Ermöglicht wird der ungewöhnliche Komfort durch ein Solarkraftwerk auf dem Dach der Station, das eine Leistung von 2,5 KwH erzeugt und diese in einer Batterie für die Nacht zwischenspeichert. Auf die zylindrische Außenhaut wurde dafür ein dünner Photovoltaik-Film aufgetragen, dessen Krümmung dafür sorgt, dass Schneeablagerungen zur Seite herunterrutschen und die Leistung des Kraftwerks nicht beeinflussen. Im Sanitätsmodul wurde zudem eine Heizung untergebracht, die die gesamte Station mit Wärme versorgt, während zwei thermisch abgedichteten Doppeltüren im Eingangsmodul die Kälte draußen lassen.
Hightech trifft Strick
Ungewöhnlich zeigt sich ebenso die Inneneinrichtung: Statt einer sterilen Umgebung empfangen die Bergsteiger mit Birkenholz verkleidete Wände und erzeugen ein betont wohnlichen Raumeindruck. Die Betten, die wie in den Schlafabteilen der Bahn nach unten geklappt und an die Anzahl der Gäste angepasst werden können, verfügen ebenfalls über hölzerne Rahmen. Auf Polsterungen und andere „Weichteile“ wurde bei der gesamten Inneneinrichtung aus hygienischen Gründen verzichtet, während ebenso Klassiker der Designgeschichte hinauf in luftige Höhen transportiert wurden. Vor dem großen Panoramafenster mit direktem Blick auf den träge vorbeiziehenden Freboudze-Gletscher wurden vierbeinige Hocker 60 von Alvar Aalto platziert, auf denen sich alpine Abenteuer und Tipps für die Besteigung am nächsten Morgen umso besser mit anderen Bergsteigern teilen lassen.

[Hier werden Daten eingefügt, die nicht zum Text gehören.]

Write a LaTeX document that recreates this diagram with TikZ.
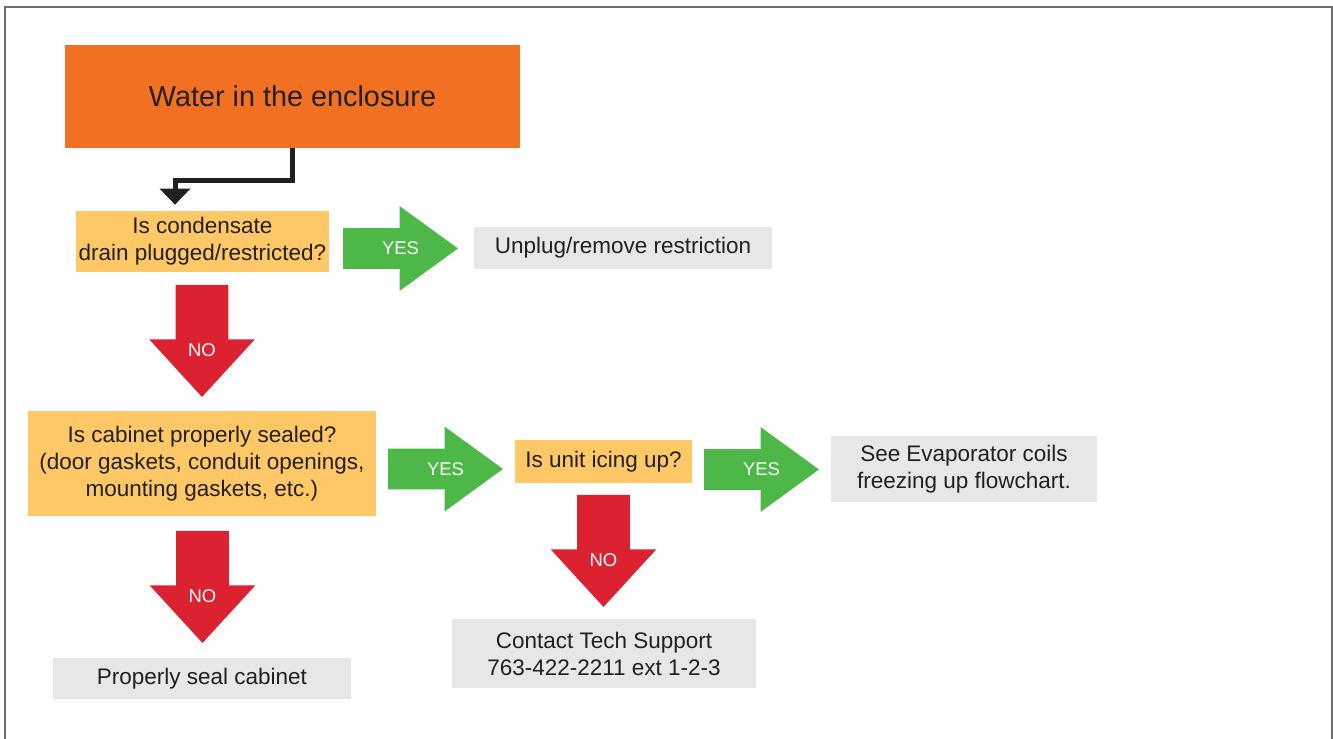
\documentclass[tikz,border=0pt]{standalone}
\usepackage{fontspec}
\setmainfont{Liberation Sans}
\usetikzlibrary{arrows.meta, positioning, shapes.arrows}
\definecolor{startorange}{RGB}{241,112,34}
\definecolor{qyellow}{RGB}{253,200,101}
\definecolor{agray}{RGB}{230,231,232}
\definecolor{yesgreen}{RGB}{77,184,72}
\definecolor{nored}{RGB}{220,34,49}
\definecolor{inkdark}{RGB}{35,31,32}
\definecolor{framegray}{RGB}{110,110,113}
\tikzset{
  startbox/.style = {fill=startorange, text=inkdark, align=center, inner sep=0pt,
                     font=\fontsize{16.4}{19}\selectfont},
  qbox/.style     = {fill=qyellow, text=inkdark, align=center, inner sep=0pt,
                     font=\fontsize{12.8}{15.4}\selectfont},
  abox/.style     = {fill=agray, text=inkdark, align=center, inner sep=0pt,
                     font=\fontsize{12.8}{15.4}\selectfont},
  yesarrow/.style = {single arrow, fill=yesgreen, anchor=tail, outer sep=0pt,
                     inner xsep=0pt, inner ysep=0.4cm, minimum height=2.3cm,
                     single arrow head extend=0.44cm, single arrow tip angle=72},
  noarrow/.style  = {single arrow, fill=nored, anchor=tail, rotate=-90, outer sep=0pt,
                     inner xsep=0pt, inner ysep=0.52cm, minimum height=2.24cm,
                     single arrow head extend=0.53cm, single arrow tip angle=85},
  arrowlbl/.style = {text=white, inner sep=0pt, font=\fontsize{10.5}{12}\selectfont},
  flow/.style     = {-{Triangle[width=0.6cm,length=0.32cm]}, line width=0.1cm, draw=inkdark},
}

\begin{document}
\begin{tikzpicture}[x=0.02cm, y=-0.02cm]
\useasboundingbox (0,0) rectangle (1333,739);

% outer frame
\draw[framegray, line width=0.03cm] (5,760) -- (5,7) -- (1332,7) -- (1332,760);

% start
\node[startbox, minimum width=9.1cm, minimum height=2.06cm] (start) at (292.5,96.5) {Water in the enclosure};

% questions
\node[qbox, minimum width=5.06cm, minimum height=1.22cm] (q1) at (202.5,241.5) {Is condensate\\drain plugged/restricted?};
\node[qbox, minimum width=6.96cm, minimum height=2.1cm] (q2) at (202,463.5) {Is cabinet properly sealed?\\(door gaskets, conduit openings,\\mounting gaskets, etc.)};
\node[qbox, minimum width=3.54cm, minimum height=0.86cm] (q3) at (603.5,461.5) {Is unit icing up?};

% actions
\node[abox, minimum width=5.96cm, minimum height=0.84cm] (a1) at (623,248) {Unplug/remove restriction};
\node[abox, minimum width=5.96cm, minimum height=0.82cm] (a2) at (202,678.5) {Properly seal cabinet};
\node[abox, minimum width=5.32cm, minimum height=1.32cm] (a3) at (964,469) {See Evaporator coils\\freezing up flowchart.};
\node[abox, minimum width=6.08cm, minimum height=1.38cm] (a4) at (604,653.5) {Contact Tech Support\\763-422-2211 ext 1-2-3};

% start -> q1
\draw[flow] (start.south) -- ++(0,32.5) -| ([xshift=-0.55cm, yshift=0.12cm]q1.north);

% yes arrows
\node[yesarrow] (yes1) at (343,248.5) {};
\node[yesarrow] (yes2) at (388,469) {};
\node[yesarrow] (yes3) at (704,469.5) {};
\foreach \a in {yes1,yes2,yes3} {
  \node[arrowlbl] (\a l) at ([xshift=1.15cm]\a.tail) {YES};
}

% no arrows
\node[noarrow] (no1) at (202,285) {};
\node[noarrow] (no2) at (202.5,531) {};
\node[noarrow] (no3) at (603.5,495) {};
\foreach \a in {no1,no2,no3} {
  \node[arrowlbl] (\a l) at ([yshift=-1.3cm]\a.tail) {NO};
}

\end{tikzpicture}
\end{document}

Charmant wirkt auch die Gestaltung der äußeren Hülle. Deren zum Tal ausgerichtete Seite wurde eigens in kräftigem Rot gehalten, um von den Bergsteigern schon von weitem erkannt zu werden. An ihren Seiten geht die vollflächige Rotfärbung in ein grobes, rot-weißes Strickmuster über, das Assoziationen an traditionelle Skimützen und Pullovern der Alpen weckt. Für die Bergsteiger ein unmissverständliches Zeichen: Sie sollen sich hier geborgen fühlen, um Kräfte für den kommenden Tag zu tanken.